22. The arrangements described in this consultation for a new public health body are informed by each of the reviews described above and by the work to deliver the new Public Health Priorities. The arrangements focus on simplifying the public health landscape at the national level; the need for better, more visible leadership and a stronger voice for the public’s health and wellbeing; the need to prioritise the application of public health intelligence and evidence into policy and practice; and the value of data to influence ever more meaningful connections both locally, nationally and in the widest sense. We want to support a step-change in how organisations and communities experience engagement, participation and empowerment in relation to decisions that impact health and wellbeing. This is about supporting the way in which individuals and families, the communities they belong to, community groups, community councils, charitable and voluntary organisations, and people working in the public, private and third sectors, collectively create and contribute to health and wellbeing in their local area.

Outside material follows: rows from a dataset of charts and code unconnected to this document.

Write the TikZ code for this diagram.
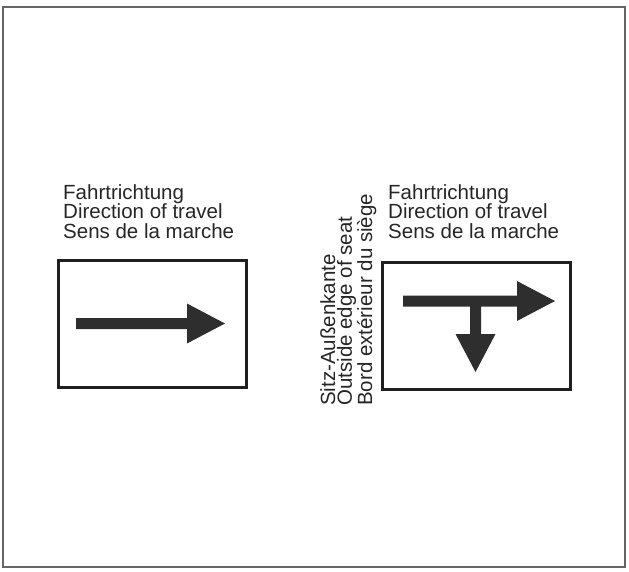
\documentclass[tikz,border=0pt]{standalone}
\usepackage{fontspec}
\setmainfont{Liberation Sans}

\begin{document}
\begin{tikzpicture}[x=1pt,y=-1pt]
% définition des paramètres
\tikzstyle cadresiege=[color=black!60,line width=1.6pt]
\tikzstyle boitesiege=[draw=black!88,line width=2.8pt,inner sep=0pt,minimum width=188pt,minimum height=127pt]
\tikzstyle flechesiege=[fill=black!82,draw=none]
\tikzstyle textesiege=[inner sep=0pt,align=left,text=black!85,font=\fontsize{20.5}{19.7}\selectfont]
\tikzstyle textebordsiege=[inner sep=0pt,align=left,text=black!85,font=\fontsize{20.5}{16.8}\selectfont]
\newcommand{\epfleche}{5.5}  % demi-épaisseur du trait
\newcommand{\lgtete}{38}     % longueur de la pointe
\newcommand{\httete}{20}     % demi-hauteur de la pointe
\useasboundingbox (0,0) rectangle (629,571);
% le cadre
\draw [cadresiege] (3,7) rectangle (625,567);
% les textes
\node [textesiege,anchor=north west] (texteg) at (63,184) {Fahrtrichtung\\Direction of travel\\Sens de la marche};
\node [textesiege,anchor=north west] (texted) at (388,184) {Fahrtrichtung\\Direction of travel\\Sens de la marche};
\node [textebordsiege,anchor=north west,rotate=90] (textebord) at (320,406) {Sitz-Außenkante\\Outside edge of seat\\Bord extérieur du siège};
% les boîtes
\node [boitesiege] (boiteg) at (152.5,324) {};
\node [boitesiege] (boited) at (476.5,326) {};
% les flèches
\filldraw [shift={(76,323.5)},flechesiege] (0,-\epfleche)--(111,-\epfleche)--(111,-\httete)--(111+\lgtete,0)--(111,\httete)--(111,\epfleche)--(0,\epfleche)--cycle;
\filldraw [shift={(403,301)},flechesiege] (0,-\epfleche)--(114,-\epfleche)--(114,-\httete)--(114+\lgtete,0)--(114,\httete)--(114,\epfleche)--(0,\epfleche)--cycle;
\filldraw [shift={(475.5,306)},flechesiege] (-\epfleche,0)--(\epfleche,0)--(\epfleche,28)--(\httete,28)--(0,28+\lgtete)--(-\httete,28)--(-\epfleche,28)--cycle;
\end{tikzpicture}
\end{document}
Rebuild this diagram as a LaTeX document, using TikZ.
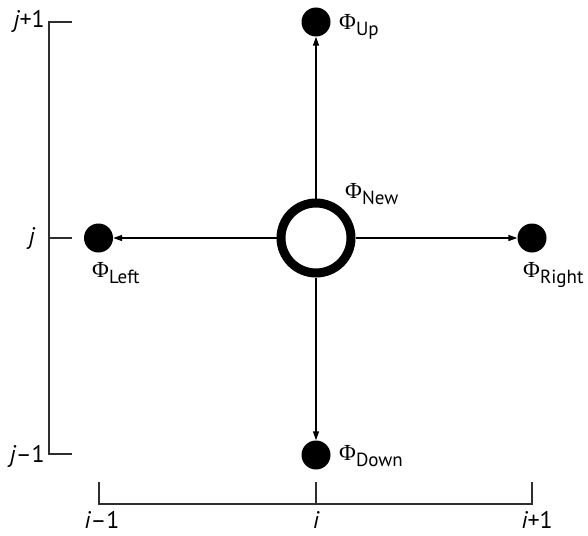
\documentclass[tikz,border=0pt]{standalone}
\usepackage{fontspec}
\setmainfont{PT Sans}
\newfontfamily\phifont{Liberation Serif}
\usetikzlibrary{arrows.meta}
\newcommand\PhiLab[1]{{\phifont\fontsize{23}{25}\selectfont Φ}\raisebox{-6pt}{\fontsize{19}{21}\selectfont #1}}
\begin{document}
\begin{tikzpicture}[x=1pt,y=-1pt,
  dot/.style={circle,fill=black,minimum size=29pt,inner sep=0pt},
  ring/.style={circle,draw=black,line width=9pt,minimum size=70pt,inner sep=0pt,fill=white},
  flow/.style={line width=1.4pt,-{Triangle[length=9pt,width=6pt]}},
  brk/.style={line width=2.6pt,draw=black!82},
  axlab/.style={font=\fontsize{24}{26}\selectfont,inner sep=0pt},
  philab/.style={inner sep=0pt,anchor=base west}]
\useasboundingbox (0,0) rectangle (588,535);
% nodes
\node[ring] (new) at (316,238) {};
\node[dot] (up) at (316,22) {};
\node[dot] (down) at (316,455) {};
\node[dot] (left) at (98.5,238) {};
\node[dot] (right) at (532,238) {};
% arrows
\draw[flow] (new) -- (up);
\draw[flow] (new) -- (down);
\draw[flow] (new) -- (left);
\draw[flow] (new) -- (right);
% phi labels
\node[philab] (lup) at (339,30) {\PhiLab{Up}};
\node[philab] (lnew) at (345,198) {\PhiLab{New}};
\node[philab] (lleft) at (92,277) {\PhiLab{Left}};
\node[philab] (lright) at (523,277) {\PhiLab{Right}};
\node[philab] (ldown) at (339,460) {\PhiLab{Down}};
% left bracket
\coordinate (jt1) at (72,22);
\coordinate (jt0) at (49,22);
\coordinate (jb0) at (49,454);
\coordinate (jb1) at (72,454);
\coordinate (jm0) at (49,238);
\coordinate (jm1) at (72,238);
\draw[brk] (jt1) -- (jt0) -- (jb0) -- (jb1);
\draw[brk] (jm0) -- (jm1);
% bottom bracket
\coordinate (il1) at (99,482);
\coordinate (il0) at (99,504);
\coordinate (ir0) at (532,504);
\coordinate (ir1) at (532,482);
\coordinate (im0) at (316,504);
\coordinate (im1) at (316,482);
\draw[brk] (il1) -- (il0) -- (ir0) -- (ir1);
\draw[brk] (im0) -- (im1);
% axis labels
\node[axlab,anchor=base east] (jp) at (45,28) {\itshape j\upshape +1};
\node[axlab,anchor=base east] (jj) at (35,244) {\itshape j};
\node[axlab,anchor=base east] (jm) at (45,462) {\itshape j\upshape –1};
\node[axlab,anchor=base] (im) at (102,528) {\itshape i\upshape –1};
\node[axlab,anchor=base] (ii) at (316,528) {\itshape i};
\node[axlab,anchor=base] (ip) at (537,528) {\itshape i\upshape +1};
\end{tikzpicture}
\end{document}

23. Looking ahead, while there has been continual progress towards improving the public’s health and wellbeing over many decades, there is still much to be done. The public’s health and wellbeing is a complex issue and significant challenges in terms of the social conditions in Scotland persist, including poverty, homelessness, addiction and mental wellbeing. Additionally, the whole public sector faces financial challenges which make it crucial that we look at how services, including those for the public’s health, are planned, designed, evaluated and delivered to create more equal access, improve outcomes and make the best use of resources. In response, we recognise that a coordinated, whole system approach is required. Without such concerted action, the health of some individuals and communities will continue to suffer and health inequalities will remain and become more entrenched. The related economic and social costs are simply unsustainable. We require a shift in mind-set across the whole public services system and need to provide practitioners at a local level with support to think, adapt and work in new ways. Separate activity is underway to support the wider system in relation to delivering on our Public Health Priorities. We want the new public health body to have an important role in this work.

24. Separate work is also underway to consider how our specialist public health workforce should be best organised in Scotland. This work will seek to draw conclusions on how the specialist workforce can most effectively meet the needs of national, regional and local partners to deliver the most effective and efficient public health function for Scotland. This consultation is primarily about the functions and wider role of a new public health body – Public Health Scotland – which we propose will be the way in which we deliver on a number of the recommendations from the Public Health Review, and which will respond to the commitment from the Health and Social Care Delivery Plan to establish such a body. 

25. The 6 week consultation will last until 08 July 2019. The new body is unlikely to be established and exercising its functions until April 2020. The current arrangements will remain in place until full implementation is complete.